No, iSCSI and NFS are completely different. One is SCSI encapsulated in
Ethernet- the volumes are going to look local to the system. The other is a
conventional file sharing protocol.


>
>> > In this case I don´t need to write to the share concurrently
>> >
>> > can be this configuration a problem?
>>
>> No, it's fundamentally impossible. In order to have a FS that can be
>> mounted simultaneously from multiple nodes, it has to be aware of multiple
>> nodes accessing it, which means that it needs coherent caching. Local file
>> systems like ext3 don't have this. When one node writes to the ext3 file
>> system, the other node will have cached the inodes as they were
>> originally,
>> and it won't bother hitting the disk to re-read the contents, it'll just
>> return what it already has cached. And almost certainly corrupt the file
>> system in the process.
>>
>> You cannot have a shared ext3 volume with writing enabled.

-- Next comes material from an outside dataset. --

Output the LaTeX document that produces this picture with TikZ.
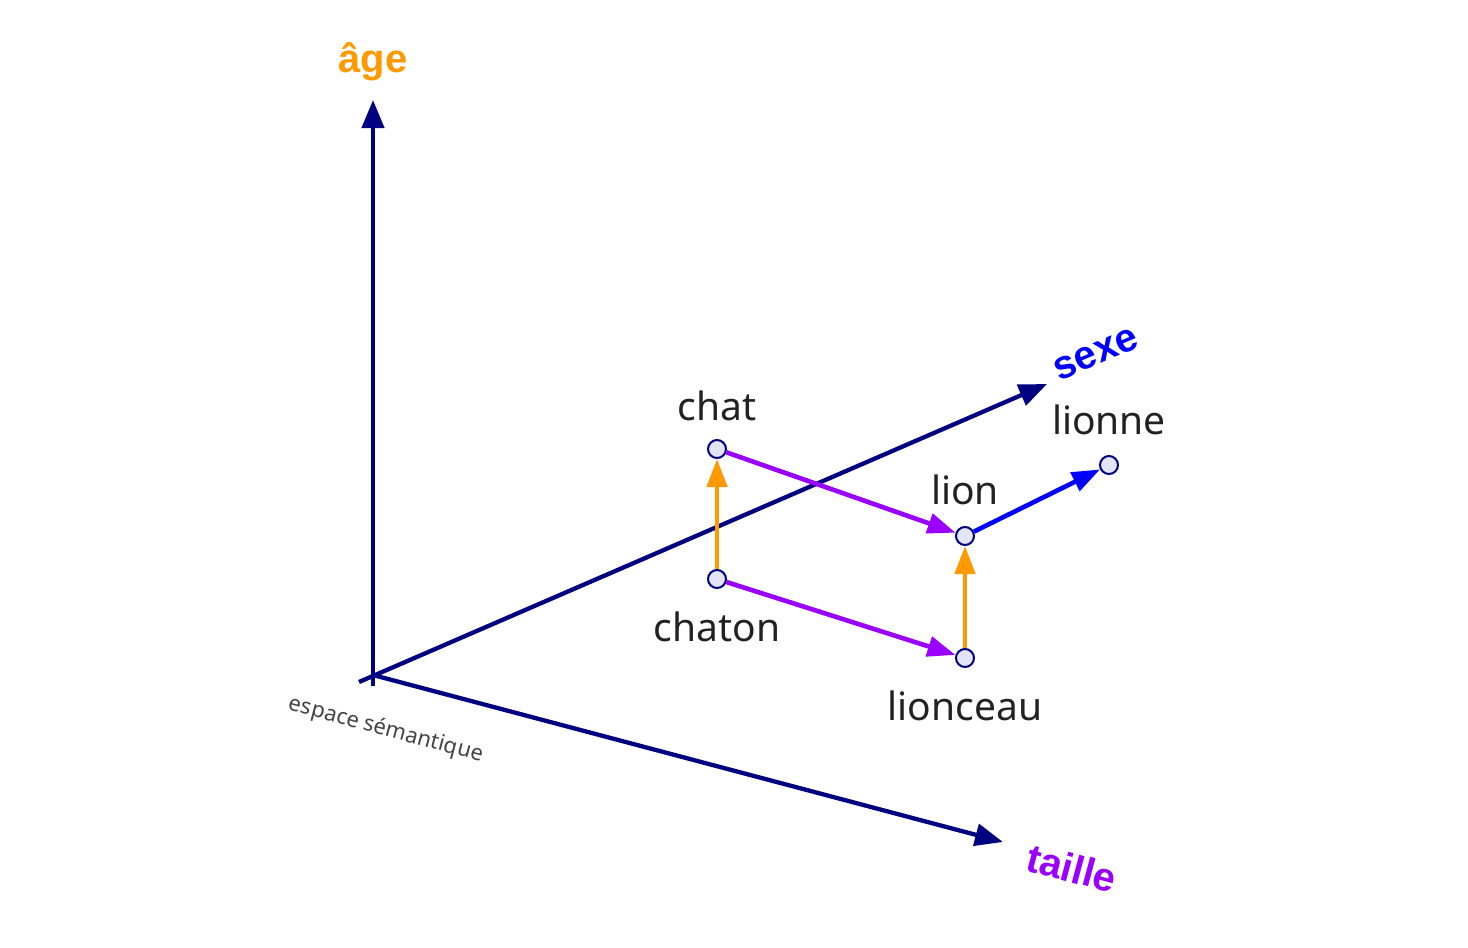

Period.
>
>
> ok understand it,
>
> but (always there is a but ...)
>
> I only want to share a directory in which one node writes at one and when
> it fails the other node has the diretory mounted with the data and can write
> to it.
>
> Before I have known about cluster my decission would been to mount the
> shares with NFS. Now I want to be more sofisticated and want to use cluster
> tools, so I thought to mount it with iSCSI instead of NFS, but always with
> the ext3 as the underlying filesystem.
>
> Perphaps this is my mistake.
>
> any suggestion that makes me see the light ;.)
>

If you want to have multiple systems access the same volume via iSCSI, you
need to use a filesystem that is multiple-node aware such as GFS.